## WORK REQUIRED
Leave out the pictures and set down exactly the lines from the start of the listing through the one with "const trackAYMax = 400;", both included.
━━━ DATA SEGMENT
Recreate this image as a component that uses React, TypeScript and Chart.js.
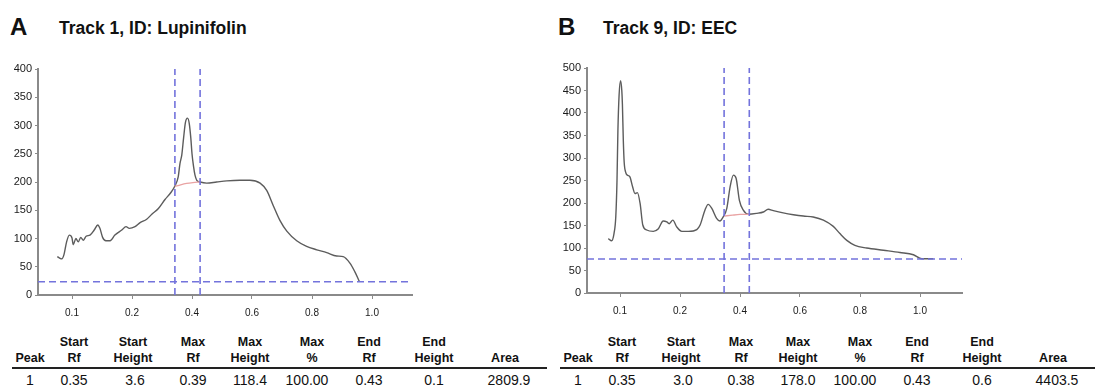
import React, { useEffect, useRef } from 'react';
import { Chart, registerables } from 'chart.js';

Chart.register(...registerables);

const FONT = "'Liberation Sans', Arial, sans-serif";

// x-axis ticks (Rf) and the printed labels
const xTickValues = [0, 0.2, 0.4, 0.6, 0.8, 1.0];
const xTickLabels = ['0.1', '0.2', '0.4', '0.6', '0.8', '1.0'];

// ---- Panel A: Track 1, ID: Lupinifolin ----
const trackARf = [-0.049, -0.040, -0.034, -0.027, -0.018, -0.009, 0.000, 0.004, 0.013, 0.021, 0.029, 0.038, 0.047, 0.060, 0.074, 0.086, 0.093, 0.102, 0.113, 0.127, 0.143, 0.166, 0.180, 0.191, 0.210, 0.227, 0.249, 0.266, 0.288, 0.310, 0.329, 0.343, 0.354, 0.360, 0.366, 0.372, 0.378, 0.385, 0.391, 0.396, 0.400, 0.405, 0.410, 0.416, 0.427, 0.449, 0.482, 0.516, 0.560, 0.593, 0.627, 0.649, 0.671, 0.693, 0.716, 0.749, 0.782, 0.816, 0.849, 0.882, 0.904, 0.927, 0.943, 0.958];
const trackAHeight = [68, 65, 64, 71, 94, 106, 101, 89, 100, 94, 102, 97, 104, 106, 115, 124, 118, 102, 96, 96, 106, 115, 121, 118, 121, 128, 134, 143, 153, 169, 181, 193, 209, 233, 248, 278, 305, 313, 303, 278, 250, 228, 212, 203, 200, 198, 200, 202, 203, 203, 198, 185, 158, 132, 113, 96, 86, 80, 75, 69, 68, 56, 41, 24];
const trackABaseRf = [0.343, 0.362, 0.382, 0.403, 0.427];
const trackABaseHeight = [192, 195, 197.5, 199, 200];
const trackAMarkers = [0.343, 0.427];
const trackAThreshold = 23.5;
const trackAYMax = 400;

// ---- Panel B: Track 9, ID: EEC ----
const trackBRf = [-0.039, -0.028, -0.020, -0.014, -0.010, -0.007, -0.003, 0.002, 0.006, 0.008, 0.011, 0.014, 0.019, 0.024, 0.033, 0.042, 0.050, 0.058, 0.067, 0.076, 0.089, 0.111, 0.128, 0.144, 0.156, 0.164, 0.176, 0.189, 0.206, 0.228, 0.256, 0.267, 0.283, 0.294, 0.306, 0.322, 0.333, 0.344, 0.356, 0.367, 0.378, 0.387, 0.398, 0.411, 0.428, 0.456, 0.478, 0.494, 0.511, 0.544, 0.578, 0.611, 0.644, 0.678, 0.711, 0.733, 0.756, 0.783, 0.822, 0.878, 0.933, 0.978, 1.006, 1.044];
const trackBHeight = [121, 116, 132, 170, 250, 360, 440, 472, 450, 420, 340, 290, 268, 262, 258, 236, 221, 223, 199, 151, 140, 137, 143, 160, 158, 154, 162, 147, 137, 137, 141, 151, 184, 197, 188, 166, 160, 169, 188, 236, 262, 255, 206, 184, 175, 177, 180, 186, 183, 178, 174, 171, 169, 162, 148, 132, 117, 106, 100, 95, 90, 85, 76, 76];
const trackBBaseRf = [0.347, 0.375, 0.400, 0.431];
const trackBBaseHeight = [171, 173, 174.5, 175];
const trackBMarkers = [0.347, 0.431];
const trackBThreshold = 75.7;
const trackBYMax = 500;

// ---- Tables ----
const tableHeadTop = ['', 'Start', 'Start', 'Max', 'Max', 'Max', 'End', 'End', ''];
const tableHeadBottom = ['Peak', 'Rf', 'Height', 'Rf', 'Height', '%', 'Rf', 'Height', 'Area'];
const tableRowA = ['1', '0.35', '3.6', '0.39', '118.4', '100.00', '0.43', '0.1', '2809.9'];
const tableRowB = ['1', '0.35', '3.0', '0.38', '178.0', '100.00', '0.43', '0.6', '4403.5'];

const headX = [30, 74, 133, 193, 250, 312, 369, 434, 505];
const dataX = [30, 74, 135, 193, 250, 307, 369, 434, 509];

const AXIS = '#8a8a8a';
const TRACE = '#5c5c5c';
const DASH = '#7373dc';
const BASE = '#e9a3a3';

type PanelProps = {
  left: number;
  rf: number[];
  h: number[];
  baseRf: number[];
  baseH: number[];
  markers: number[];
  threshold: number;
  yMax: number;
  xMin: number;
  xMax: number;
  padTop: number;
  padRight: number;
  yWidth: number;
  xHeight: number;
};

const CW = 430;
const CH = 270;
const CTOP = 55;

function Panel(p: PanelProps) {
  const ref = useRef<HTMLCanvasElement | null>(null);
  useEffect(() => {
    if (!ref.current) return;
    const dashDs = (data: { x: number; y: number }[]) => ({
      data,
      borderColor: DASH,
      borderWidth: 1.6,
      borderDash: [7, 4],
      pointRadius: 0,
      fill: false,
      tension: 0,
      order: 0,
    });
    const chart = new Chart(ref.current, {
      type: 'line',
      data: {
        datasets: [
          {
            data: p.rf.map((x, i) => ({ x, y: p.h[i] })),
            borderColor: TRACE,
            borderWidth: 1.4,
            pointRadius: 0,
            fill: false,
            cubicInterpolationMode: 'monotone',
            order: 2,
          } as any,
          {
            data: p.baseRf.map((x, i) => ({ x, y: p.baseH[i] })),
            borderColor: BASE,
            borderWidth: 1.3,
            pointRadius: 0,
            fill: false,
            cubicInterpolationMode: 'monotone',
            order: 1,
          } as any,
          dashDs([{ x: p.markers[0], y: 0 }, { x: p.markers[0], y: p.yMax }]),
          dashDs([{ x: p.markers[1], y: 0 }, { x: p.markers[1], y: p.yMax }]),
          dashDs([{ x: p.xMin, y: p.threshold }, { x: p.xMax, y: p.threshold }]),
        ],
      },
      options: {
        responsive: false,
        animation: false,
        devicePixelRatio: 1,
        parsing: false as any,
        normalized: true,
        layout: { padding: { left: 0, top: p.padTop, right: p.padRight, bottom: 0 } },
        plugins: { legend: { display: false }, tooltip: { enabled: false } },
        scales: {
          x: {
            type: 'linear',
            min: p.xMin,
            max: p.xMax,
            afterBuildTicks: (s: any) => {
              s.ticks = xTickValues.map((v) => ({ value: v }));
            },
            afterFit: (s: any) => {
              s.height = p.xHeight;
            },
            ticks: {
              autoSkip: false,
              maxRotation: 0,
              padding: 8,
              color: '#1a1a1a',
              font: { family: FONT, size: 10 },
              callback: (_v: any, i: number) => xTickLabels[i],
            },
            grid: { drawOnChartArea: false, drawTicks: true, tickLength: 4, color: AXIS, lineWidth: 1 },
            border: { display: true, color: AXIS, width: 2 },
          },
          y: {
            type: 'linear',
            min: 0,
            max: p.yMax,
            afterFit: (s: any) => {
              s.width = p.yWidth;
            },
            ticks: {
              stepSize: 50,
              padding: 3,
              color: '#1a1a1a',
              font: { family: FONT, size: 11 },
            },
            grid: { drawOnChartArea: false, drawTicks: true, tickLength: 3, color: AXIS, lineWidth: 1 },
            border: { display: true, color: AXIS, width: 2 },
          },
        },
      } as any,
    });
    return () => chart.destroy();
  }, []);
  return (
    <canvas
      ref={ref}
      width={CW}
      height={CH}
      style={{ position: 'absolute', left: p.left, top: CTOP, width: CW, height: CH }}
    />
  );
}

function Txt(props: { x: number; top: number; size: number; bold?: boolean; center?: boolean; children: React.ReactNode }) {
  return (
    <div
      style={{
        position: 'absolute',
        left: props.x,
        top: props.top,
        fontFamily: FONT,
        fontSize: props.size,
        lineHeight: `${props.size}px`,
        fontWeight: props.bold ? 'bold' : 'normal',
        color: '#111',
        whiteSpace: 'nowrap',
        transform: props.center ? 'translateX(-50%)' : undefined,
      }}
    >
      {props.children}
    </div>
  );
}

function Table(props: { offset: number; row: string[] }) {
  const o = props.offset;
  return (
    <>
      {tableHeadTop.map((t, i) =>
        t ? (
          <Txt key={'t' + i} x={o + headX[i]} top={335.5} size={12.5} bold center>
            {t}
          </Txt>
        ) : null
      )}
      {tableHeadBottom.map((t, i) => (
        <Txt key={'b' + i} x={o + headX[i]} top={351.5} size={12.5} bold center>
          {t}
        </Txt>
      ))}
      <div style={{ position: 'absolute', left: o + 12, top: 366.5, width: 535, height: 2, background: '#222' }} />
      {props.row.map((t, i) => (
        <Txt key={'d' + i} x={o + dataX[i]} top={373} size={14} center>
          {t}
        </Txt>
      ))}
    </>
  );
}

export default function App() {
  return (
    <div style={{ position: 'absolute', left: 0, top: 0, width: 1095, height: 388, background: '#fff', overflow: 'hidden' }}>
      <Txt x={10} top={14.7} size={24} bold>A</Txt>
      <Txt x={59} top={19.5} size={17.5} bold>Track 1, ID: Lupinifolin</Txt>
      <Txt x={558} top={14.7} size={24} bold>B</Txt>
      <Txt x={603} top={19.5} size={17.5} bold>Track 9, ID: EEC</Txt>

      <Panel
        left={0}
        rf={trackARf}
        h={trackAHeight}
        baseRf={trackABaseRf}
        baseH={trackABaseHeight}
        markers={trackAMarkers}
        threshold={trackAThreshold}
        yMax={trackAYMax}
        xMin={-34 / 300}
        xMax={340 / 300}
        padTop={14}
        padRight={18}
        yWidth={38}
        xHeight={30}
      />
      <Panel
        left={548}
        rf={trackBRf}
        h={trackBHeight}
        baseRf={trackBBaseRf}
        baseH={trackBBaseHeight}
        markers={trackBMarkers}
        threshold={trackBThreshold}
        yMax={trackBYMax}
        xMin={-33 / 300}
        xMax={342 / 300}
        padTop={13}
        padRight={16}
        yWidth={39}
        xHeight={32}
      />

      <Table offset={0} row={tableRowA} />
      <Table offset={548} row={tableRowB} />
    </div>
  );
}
━━━━━━
## SOLUTION FOR THIS EXERCISE
Recreate this image as a component that uses React, TypeScript and Chart.js.
import React, { useEffect, useRef } from 'react';
import { Chart, registerables } from 'chart.js';

Chart.register(...registerables);

const FONT = "'Liberation Sans', Arial, sans-serif";

// x-axis ticks (Rf) and the printed labels
const xTickValues = [0, 0.2, 0.4, 0.6, 0.8, 1.0];
const xTickLabels = ['0.1', '0.2', '0.4', '0.6', '0.8', '1.0'];

// ---- Panel A: Track 1, ID: Lupinifolin ----
const trackARf = [-0.049, -0.040, -0.034, -0.027, -0.018, -0.009, 0.000, 0.004, 0.013, 0.021, 0.029, 0.038, 0.047, 0.060, 0.074, 0.086, 0.093, 0.102, 0.113, 0.127, 0.143, 0.166, 0.180, 0.191, 0.210, 0.227, 0.249, 0.266, 0.288, 0.310, 0.329, 0.343, 0.354, 0.360, 0.366, 0.372, 0.378, 0.385, 0.391, 0.396, 0.400, 0.405, 0.410, 0.416, 0.427, 0.449, 0.482, 0.516, 0.560, 0.593, 0.627, 0.649, 0.671, 0.693, 0.716, 0.749, 0.782, 0.816, 0.849, 0.882, 0.904, 0.927, 0.943, 0.958];
const trackAHeight = [68, 65, 64, 71, 94, 106, 101, 89, 100, 94, 102, 97, 104, 106, 115, 124, 118, 102, 96, 96, 106, 115, 121, 118, 121, 128, 134, 143, 153, 169, 181, 193, 209, 233, 248, 278, 305, 313, 303, 278, 250, 228, 212, 203, 200, 198, 200, 202, 203, 203, 198, 185, 158, 132, 113, 96, 86, 80, 75, 69, 68, 56, 41, 24];
const trackABaseRf = [0.343, 0.362, 0.382, 0.403, 0.427];
const trackABaseHeight = [192, 195, 197.5, 199, 200];
const trackAMarkers = [0.343, 0.427];
const trackAThreshold = 23.5;
const trackAYMax = 400;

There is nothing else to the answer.